Saugus politics has always been generously spiced with colorful personalities and multiple agendas in play among candidates contending for town office. The June decision by public school administrators to terminate school custodians’ jobs prompted the disgruntled custodians and their supporters to promise a wholesale change in the committee’s composition in November.
But the biggest voter-produced change is likely to be in the committee’s gender orientation. Members Lisa Morgante and Elizabeth Marchese are not seeking reelection, leaving Meredith and Linda Gaieski as the two women committee members and the only women on the committee ballot.
Selectman Mark Mitchell is not seeking reelection. But the selectmen’s ballot is an all-star cast of local political personalities with a candidate for voters of every political stripe. We wonder if voters will look beyond the tendency to love or hate familiar names on the ballot and weigh the candidate crop against Saugus’ prevailing issues.

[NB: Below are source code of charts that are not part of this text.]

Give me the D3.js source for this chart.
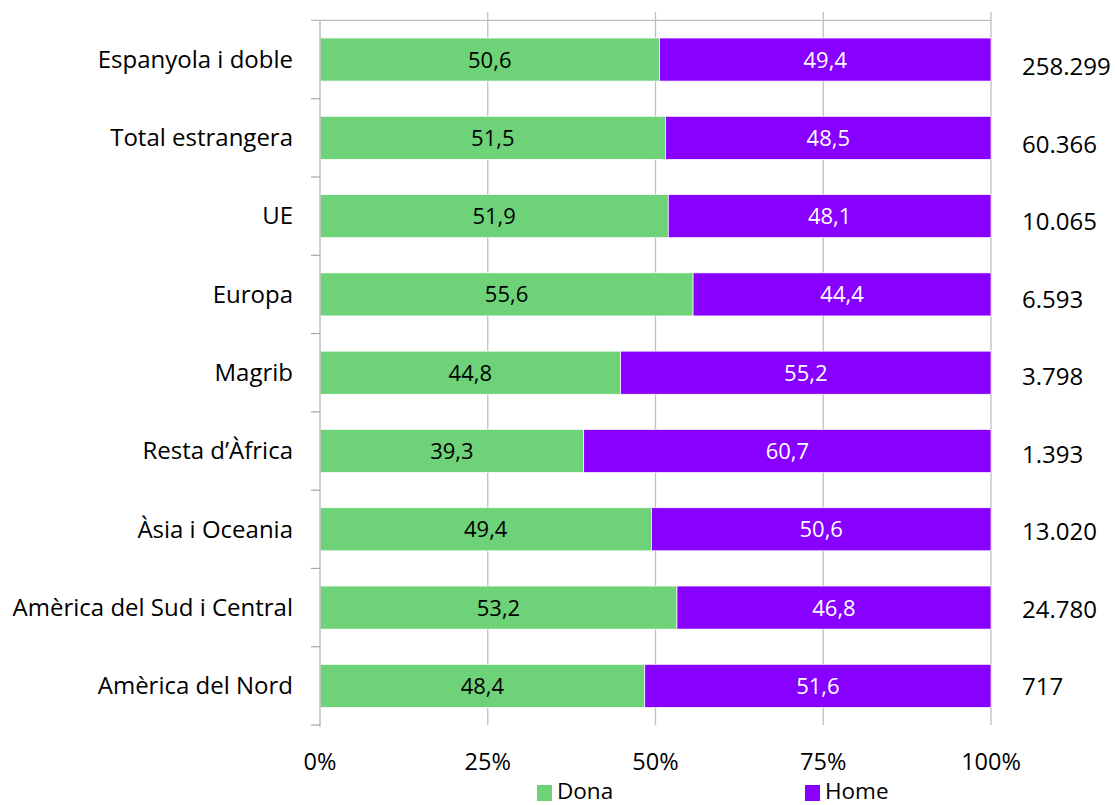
<!DOCTYPE html>
<html><head><meta charset="utf-8">
<script src="https://cdn.jsdelivr.net/npm/d3@7"></script>
<style>body{margin:0;background:#fff}svg{display:block}text{font-family:"Open Sans",sans-serif}</style>
</head><body>
<svg id="c" width="1115" height="805"></svg>
<script>
const categories = ["Espanyola i doble","Total estrangera","UE","Europa","Magrib","Resta d’Àfrica","Àsia i Oceania","Amèrica del Sud i Central","Amèrica del Nord"];
const dona = [50.6,51.5,51.9,55.6,44.8,39.3,49.4,53.2,48.4];
const home = [49.4,48.5,48.1,44.4,55.2,60.7,50.6,46.8,51.6];
const totals = ["258.299","60.366","10.065","6.593","3.798","1.393","13.020","24.780","717"];
const xTicks = [0,25,50,75,100];
const seriesNames = ["Dona","Home"];
const colors = ["#6DD278","#8800FF"];

const svg = d3.select("#c");
const L=320,R=991,T=20.4,B=725;
const x = d3.scaleLinear().domain([0,100]).range([L,R]);
const y = d3.scaleBand().domain(categories).range([T,B]).paddingInner(0.45).paddingOuter(0.225);
const yTot = d3.scalePoint().domain(categories).range([75,695]);
const cy = c => y(c)+y.bandwidth()/2;

// grid
svg.append("g").selectAll("line").data(xTicks.slice(1)).join("line")
  .attr("x1",d=>x(d)).attr("x2",d=>x(d)).attr("y1",12).attr("y2",B)
  .attr("stroke","#BFBFBF").attr("stroke-width",1.3);
svg.append("line").attr("x1",311).attr("x2",R).attr("y1",T).attr("y2",T).attr("stroke","#BFBFBF").attr("stroke-width",1.3);

// bars
const rows = categories.map((c,i)=>({c,d:dona[i],h:home[i],t:totals[i]}));
const g = svg.append("g");
g.selectAll("rect.d").data(rows).join("rect")
  .attr("x",x(0)).attr("y",d=>y(d.c)).attr("width",d=>x(d.d)-x(0)).attr("height",y.bandwidth())
  .attr("fill",colors[0]).attr("stroke","#fff").attr("stroke-width",0.7);
g.selectAll("rect.h").data(rows).join("rect")
  .attr("x",d=>x(d.d)).attr("y",d=>y(d.c)).attr("width",d=>x(100)-x(d.d)).attr("height",y.bandwidth())
  .attr("fill",colors[1]).attr("stroke","#fff").attr("stroke-width",0.7);

const fmt = v => v.toFixed(1).replace(".",",");
g.selectAll("text.dl").data(rows).join("text")
  .attr("x",d=>x(d.d/2)).attr("y",d=>cy(d.c)+8)
  .attr("text-anchor","middle").attr("font-size",22).attr("fill","#000").text(d=>fmt(d.d));
g.selectAll("text.hl").data(rows).join("text")
  .attr("x",d=>x(d.d+d.h/2)).attr("y",d=>cy(d.c)+8)
  .attr("text-anchor","middle").attr("font-size",22).attr("fill","#fff").text(d=>fmt(d.h));
g.selectAll("text.tl").data(rows).join("text")
  .attr("x",1022).attr("y",d=>yTot(d.c))
  .attr("font-size",24).attr("fill","#000").text(d=>d.t);

// left axis
const step = y.step();
svg.append("line").attr("x1",L).attr("x2",L).attr("y1",T).attr("y2",B+2).attr("stroke","#BFBFBF").attr("stroke-width",1.5);
const bounds = d3.range(1,categories.length+1).map(i=>T+i*step);
svg.append("g").selectAll("line").data(bounds).join("line")
  .attr("x1",311).attr("x2",L).attr("y1",d=>d).attr("y2",d=>d).attr("stroke","#A6A6A6").attr("stroke-width",1.2);
svg.append("g").selectAll("text").data(categories).join("text")
  .attr("x",293).attr("y",d=>cy(d)+8.3)
  .attr("text-anchor","end").attr("font-size",24).attr("fill","#000").text(d=>d);

// x axis labels
svg.append("g").selectAll("text").data(xTicks).join("text")
  .attr("x",d=>x(d)).attr("y",770).attr("text-anchor","middle")
  .attr("font-size",23.5).attr("fill","#000").text(d=>d+"%");

// legend
const legX=[537,805];
const lg = svg.append("g").selectAll("g").data(seriesNames).join("g")
  .attr("transform",(d,i)=>`translate(${legX[i]},785)`);
lg.append("rect").attr("width",15).attr("height",16).attr("fill",(d,i)=>colors[i]);
lg.append("text").attr("x",20).attr("y",13.5).attr("font-size",22.5).attr("fill","#000").text(d=>d);
</script>
</body></html>
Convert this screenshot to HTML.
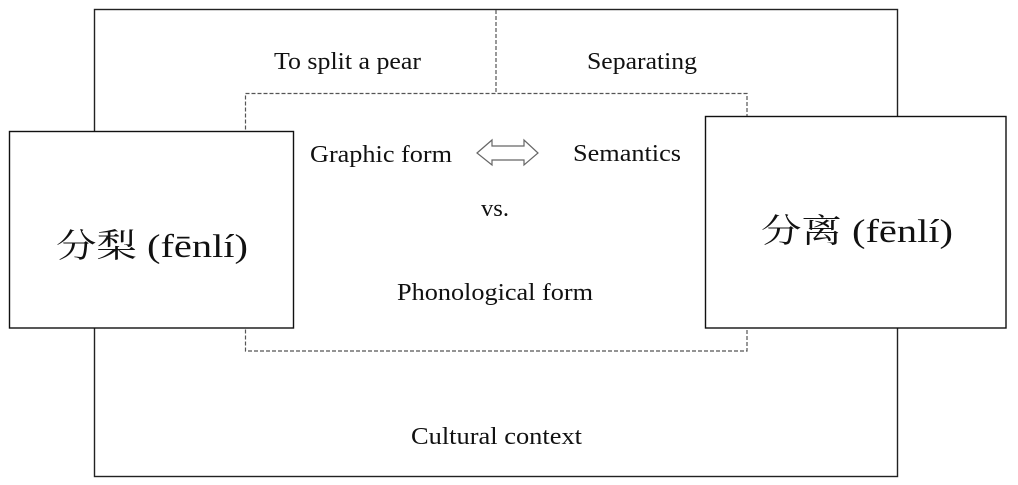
<!DOCTYPE html>
<html>
<head>
<meta charset="utf-8">
<style>
  html, body { margin: 0; padding: 0; background: #fff; }
  body { width: 1018px; height: 485px; overflow: hidden; }
  svg { display: block; }
  text { font-family: "Liberation Serif", "Noto Serif CJK SC", serif; fill: #111; }
</style>
</head>
<body>
<svg width="1018" height="485" viewBox="0 0 1018 485" xmlns="http://www.w3.org/2000/svg">
  <rect x="0" y="0" width="1018" height="485" fill="#fff"/>
  <!-- Outer box (cultural context) -->
  <rect x="94.5" y="9.5" width="803" height="467" fill="none" stroke="#222" stroke-width="1.4"/>
  <!-- Dashed vertical divider -->
  <line x1="496" y1="10" x2="496" y2="93.5" stroke="#555" stroke-width="1.2" stroke-dasharray="4,2"/>
  <!-- Dashed inner box -->
  <rect x="245.5" y="93.5" width="501.5" height="257.5" fill="none" stroke="#555" stroke-width="1.2" stroke-dasharray="4,2"/>
  <!-- Left box -->
  <rect x="9.5" y="131.5" width="284" height="196.5" fill="#fff" stroke="#111" stroke-width="1.4"/>
  <!-- Right box -->
  <rect x="705.5" y="116.5" width="300.5" height="211.5" fill="#fff" stroke="#111" stroke-width="1.4"/>
  <!-- Double arrow -->
  <polygon points="477,153 492,140 492,146 524,146 524,140 538,153 524,165 524,160 492,160 492,165" fill="#fff" stroke="#666" stroke-width="1.2" stroke-linejoin="miter"/>

  <!-- Labels -->
  <text x="274" y="69" font-size="24" textLength="147" lengthAdjust="spacingAndGlyphs">To split a pear</text>
  <text x="587" y="69" font-size="24" textLength="110" lengthAdjust="spacingAndGlyphs">Separating</text>
  <text x="310" y="162" font-size="24" textLength="142" lengthAdjust="spacingAndGlyphs">Graphic form</text>
  <text x="573" y="161" font-size="24" textLength="108" lengthAdjust="spacingAndGlyphs">Semantics</text>
  <text x="481" y="216" font-size="24" textLength="28" lengthAdjust="spacingAndGlyphs">vs.</text>
  <text x="397" y="300" font-size="24" textLength="196" lengthAdjust="spacingAndGlyphs">Phonological form</text>
  <text x="411" y="444" font-size="24" textLength="171" lengthAdjust="spacingAndGlyphs">Cultural context</text>
  <text x="56" y="257" font-size="33" textLength="192" lengthAdjust="spacingAndGlyphs">分梨 (fēnlí)</text>
  <text x="761" y="242" font-size="33" textLength="192" lengthAdjust="spacingAndGlyphs">分离 (fēnlí)</text>
</svg>
</body>
</html>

The list of the town’s top concerns is a long one. Town Manager Scott Crabtree has assured residents that Saugus is in good financial health. But local taxpayers should carefully examine the veracity of that claim when they go to the polls.
School Committee candidates’ positions should be weighed against the ambitious multi-phase plan to rebuild and reorganize the public schools. Impressive in its size, the new middle/high school is only the first step in a plan that includes closing elementary schools and consolidating elementary education in town. Voters who carefully examine the reorganization will want to ask how revamped public schools and a reconstituted School Committee will address pressing educational needs, including low middle school state comprehensive assessment scores.
Voters examining the selectmen’s ballot should consider the future of development in Saugus, especially on Route 1, and contemplate how development will be a continued source of property tax revenue so vitally needed to pay for town services, including schools, public safety and safe roads.